= DATA BLOCK =

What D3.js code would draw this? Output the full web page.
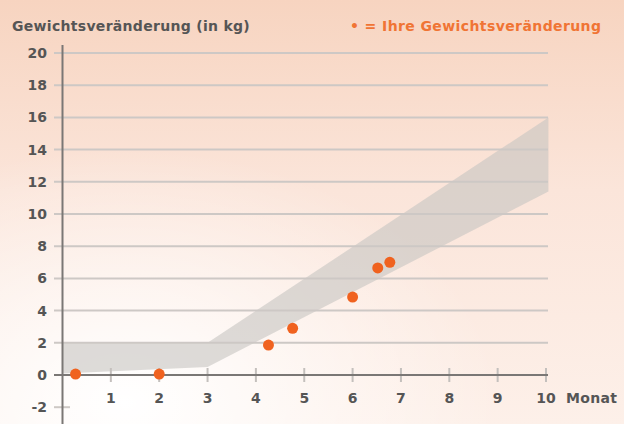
<!DOCTYPE html>
<html lang="de">
<head>
<meta charset="UTF-8">
<title>Gewichtsveränderung</title>
<script src="https://d3js.org/d3.v7.min.js"></script>
<style>
    body { margin: 0; background: #fff; }
    svg { display: block; font-family: "DejaVu Sans", Verdana, sans-serif; }
</style>
</head>
<body>
<svg id="chart" width="624" height="424"></svg>
<script>
    // data
    const yTicks = [-2, 0, 2, 4, 6, 8, 10, 12, 14, 16, 18, 20];
    const xTicks = [1, 2, 3, 4, 5, 6, 7, 8, 9, 10];
    // expected range (grey band)
    const bandMonths = [0, 3, 10.05];
    const bandLow = [0.1, 0.5, 11.4];
    const bandHigh = [2, 2, 16];
    // your weight change (orange dots)
    const dotMonths = [0.27, 2, 4.26, 4.76, 6, 6.52, 6.77];
    const dotValues = [0.06, 0.06, 1.86, 2.9, 4.84, 6.65, 7.0];

    const width = 624, height = 424;
    const x = d3.scaleLinear().domain([0, 10]).range([62.5, 546]);
    const y = d3.scaleLinear().domain([0, 20]).range([375, 53]);
    const xEnd = 548;

    const svg = d3.select("#chart");
    const defs = svg.append("defs");

    const lin = defs.append("linearGradient")
        .attr("id", "bg").attr("x1", 0).attr("y1", 0).attr("x2", 0).attr("y2", 1);
    lin.append("stop").attr("offset", "0%").attr("stop-color", "#f7d4c0");
    lin.append("stop").attr("offset", "45%").attr("stop-color", "#fbe5da");
    lin.append("stop").attr("offset", "100%").attr("stop-color", "#fdf0e9");

    const rad = defs.append("radialGradient")
        .attr("id", "glow").attr("cx", 0.2).attr("cy", 0.95).attr("r", 0.6);
    rad.append("stop").attr("offset", "0%").attr("stop-color", "#ffffff").attr("stop-opacity", 1);
    rad.append("stop").attr("offset", "100%").attr("stop-color", "#ffffff").attr("stop-opacity", 0);

    svg.append("rect").attr("width", width).attr("height", height).attr("fill", "url(#bg)");
    svg.append("rect").attr("width", width).attr("height", height).attr("fill", "url(#glow)");

    // band
    const bandData = bandMonths.map((m, i) => ({m, lo: bandLow[i], hi: bandHigh[i]}));
    svg.append("path")
        .datum(bandData)
        .attr("fill", "#c6c4c2")
        .attr("fill-opacity", 0.6)
        .attr("d", d3.area().x(d => x(d.m)).y0(d => y(d.lo)).y1(d => y(d.hi)));

    // grid lines
    svg.append("g")
        .selectAll("line")
        .data(yTicks.filter(v => v > 0))
        .join("line")
        .attr("x1", 54).attr("x2", xEnd)
        .attr("y1", d => y(d)).attr("y2", d => y(d))
        .attr("stroke", "#cdc8c5").attr("stroke-width", 2);

    // short tick at -2
    svg.append("line")
        .attr("x1", 54).attr("x2", 70)
        .attr("y1", y(-2)).attr("y2", y(-2))
        .attr("stroke", "#cdc8c5").attr("stroke-width", 2);

    // x axis ticks
    svg.append("g")
        .selectAll("line")
        .data(xTicks)
        .join("line")
        .attr("x1", d => x(d)).attr("x2", d => x(d))
        .attr("y1", y(0) - 7).attr("y2", y(0) + 7)
        .attr("stroke", "#c4c0bd").attr("stroke-width", 2);

    // axes
    svg.append("line")
        .attr("x1", 54).attr("x2", xEnd)
        .attr("y1", y(0)).attr("y2", y(0))
        .attr("stroke", "#7a7775").attr("stroke-width", 2);
    svg.append("line")
        .attr("x1", x(0)).attr("x2", x(0))
        .attr("y1", 45).attr("y2", height)
        .attr("stroke", "#7a7775").attr("stroke-width", 2);

    // tick labels
    svg.append("g")
        .attr("font-size", 14).attr("font-weight", "bold").attr("fill", "#555")
        .attr("text-anchor", "end")
        .selectAll("text")
        .data(yTicks)
        .join("text")
        .attr("x", 47).attr("y", d => y(d)).attr("dy", "0.36em")
        .text(d => d);

    svg.append("g")
        .attr("font-size", 14).attr("font-weight", "bold").attr("fill", "#555")
        .attr("text-anchor", "middle")
        .selectAll("text")
        .data(xTicks)
        .join("text")
        .attr("x", d => x(d)).attr("y", 403)
        .text(d => d);

    svg.append("text")
        .attr("x", 566).attr("y", 403)
        .attr("font-size", 14).attr("font-weight", "bold").attr("fill", "#555")
        .attr("letter-spacing", 0.3)
        .text("Monat");

    svg.append("text")
        .attr("x", 12).attr("y", 31)
        .attr("font-size", 14).attr("font-weight", "bold").attr("fill", "#555")
        .attr("letter-spacing", 0.3)
        .text("Gewichtsveränderung (in kg)");

    svg.append("text")
        .attr("x", 350).attr("y", 31)
        .attr("font-size", 14).attr("font-weight", "bold").attr("fill", "#f07434")
        .attr("letter-spacing", 0.4)
        .text("• = Ihre Gewichtsveränderung");

    // dots
    svg.append("g")
        .selectAll("circle")
        .data(dotMonths.map((m, i) => [m, dotValues[i]]))
        .join("circle")
        .attr("cx", d => x(d[0])).attr("cy", d => y(d[1]))
        .attr("r", 5.5)
        .attr("fill", "#f0621f");
</script>
</body>
</html>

= EXERCISE =
Every line of text is to be repeated exactly; pictures are left out.

= RESULT FOR THIS EXERCISE =
What D3.js code would draw this? Output the full web page.
<!DOCTYPE html>
<html lang="de">
<head>
<meta charset="UTF-8">
<title>Gewichtsveränderung</title>
<script src="https://d3js.org/d3.v7.min.js"></script>
<style>
    body { margin: 0; background: #fff; }
    svg { display: block; font-family: "DejaVu Sans", Verdana, sans-serif; }
</style>
</head>
<body>
<svg id="chart" width="624" height="424"></svg>
<script>
    // data
    const yTicks = [-2, 0, 2, 4, 6, 8, 10, 12, 14, 16, 18, 20];
    const xTicks = [1, 2, 3, 4, 5, 6, 7, 8, 9, 10];
    // expected range (grey band)
    const bandMonths = [0, 3, 10.05];
    const bandLow = [0.1, 0.5, 11.4];
    const bandHigh = [2, 2, 16];
    // your weight change (orange dots)
    const dotMonths = [0.27, 2, 4.26, 4.76, 6, 6.52, 6.77];
    const dotValues = [0.06, 0.06, 1.86, 2.9, 4.84, 6.65, 7.0];

    const width = 624, height = 424;
    const x = d3.scaleLinear().domain([0, 10]).range([62.5, 546]);
    const y = d3.scaleLinear().domain([0, 20]).range([375, 53]);
    const xEnd = 548;

    const svg = d3.select("#chart");
    const defs = svg.append("defs");

    const lin = defs.append("linearGradient")
        .attr("id", "bg").attr("x1", 0).attr("y1", 0).attr("x2", 0).attr("y2", 1);
    lin.append("stop").attr("offset", "0%").attr("stop-color", "#f7d4c0");
    lin.append("stop").attr("offset", "45%").attr("stop-color", "#fbe5da");
    lin.append("stop").attr("offset", "100%").attr("stop-color", "#fdf0e9");

    const rad = defs.append("radialGradient")
        .attr("id", "glow").attr("cx", 0.2).attr("cy", 0.95).attr("r", 0.6);
    rad.append("stop").attr("offset", "0%").attr("stop-color", "#ffffff").attr("stop-opacity", 1);
    rad.append("stop").attr("offset", "100%").attr("stop-color", "#ffffff").attr("stop-opacity", 0);

    svg.append("rect").attr("width", width).attr("height", height).attr("fill", "url(#bg)");
    svg.append("rect").attr("width", width).attr("height", height).attr("fill", "url(#glow)");

    // band
    const bandData = bandMonths.map((m, i) => ({m, lo: bandLow[i], hi: bandHigh[i]}));
    svg.append("path")
        .datum(bandData)
        .attr("fill", "#c6c4c2")
        .attr("fill-opacity", 0.6)
        .attr("d", d3.area().x(d => x(d.m)).y0(d => y(d.lo)).y1(d => y(d.hi)));

    // grid lines
    svg.append("g")
        .selectAll("line")
        .data(yTicks.filter(v => v > 0))
        .join("line")
        .attr("x1", 54).attr("x2", xEnd)
        .attr("y1", d => y(d)).attr("y2", d => y(d))
        .attr("stroke", "#cdc8c5").attr("stroke-width", 2);

    // short tick at -2
    svg.append("line")
        .attr("x1", 54).attr("x2", 70)
        .attr("y1", y(-2)).attr("y2", y(-2))
        .attr("stroke", "#cdc8c5").attr("stroke-width", 2);

    // x axis ticks
    svg.append("g")
        .selectAll("line")
        .data(xTicks)
        .join("line")
        .attr("x1", d => x(d)).attr("x2", d => x(d))
        .attr("y1", y(0) - 7).attr("y2", y(0) + 7)
        .attr("stroke", "#c4c0bd").attr("stroke-width", 2);

    // axes
    svg.append("line")
        .attr("x1", 54).attr("x2", xEnd)
        .attr("y1", y(0)).attr("y2", y(0))
        .attr("stroke", "#7a7775").attr("stroke-width", 2);
    svg.append("line")
        .attr("x1", x(0)).attr("x2", x(0))
        .attr("y1", 45).attr("y2", height)
        .attr("stroke", "#7a7775").attr("stroke-width", 2);

    // tick labels
    svg.append("g")
        .attr("font-size", 14).attr("font-weight", "bold").attr("fill", "#555")
        .attr("text-anchor", "end")
        .selectAll("text")
        .data(yTicks)
        .join("text")
        .attr("x", 47).attr("y", d => y(d)).attr("dy", "0.36em")
        .text(d => d);

    svg.append("g")
        .attr("font-size", 14).attr("font-weight", "bold").attr("fill", "#555")
        .attr("text-anchor", "middle")
        .selectAll("text")
        .data(xTicks)
        .join("text")
        .attr("x", d => x(d)).attr("y", 403)
        .text(d => d);

    svg.append("text")
        .attr("x", 566).attr("y", 403)
        .attr("font-size", 14).attr("font-weight", "bold").attr("fill", "#555")
        .attr("letter-spacing", 0.3)
        .text("Monat");

    svg.append("text")
        .attr("x", 12).attr("y", 31)
        .attr("font-size", 14).attr("font-weight", "bold").attr("fill", "#555")
        .attr("letter-spacing", 0.3)
        .text("Gewichtsveränderung (in kg)");

    svg.append("text")
        .attr("x", 350).attr("y", 31)
        .attr("font-size", 14).attr("font-weight", "bold").attr("fill", "#f07434")
        .attr("letter-spacing", 0.4)
        .text("• = Ihre Gewichtsveränderung");

    // dots
    svg.append("g")
        .selectAll("circle")
        .data(dotMonths.map((m, i) => [m, dotValues[i]]))
        .join("circle")
        .attr("cx", d => x(d[0])).attr("cy", d => y(d[1]))
        .attr("r", 5.5)
        .attr("fill", "#f0621f");
</script>
</body>
</html>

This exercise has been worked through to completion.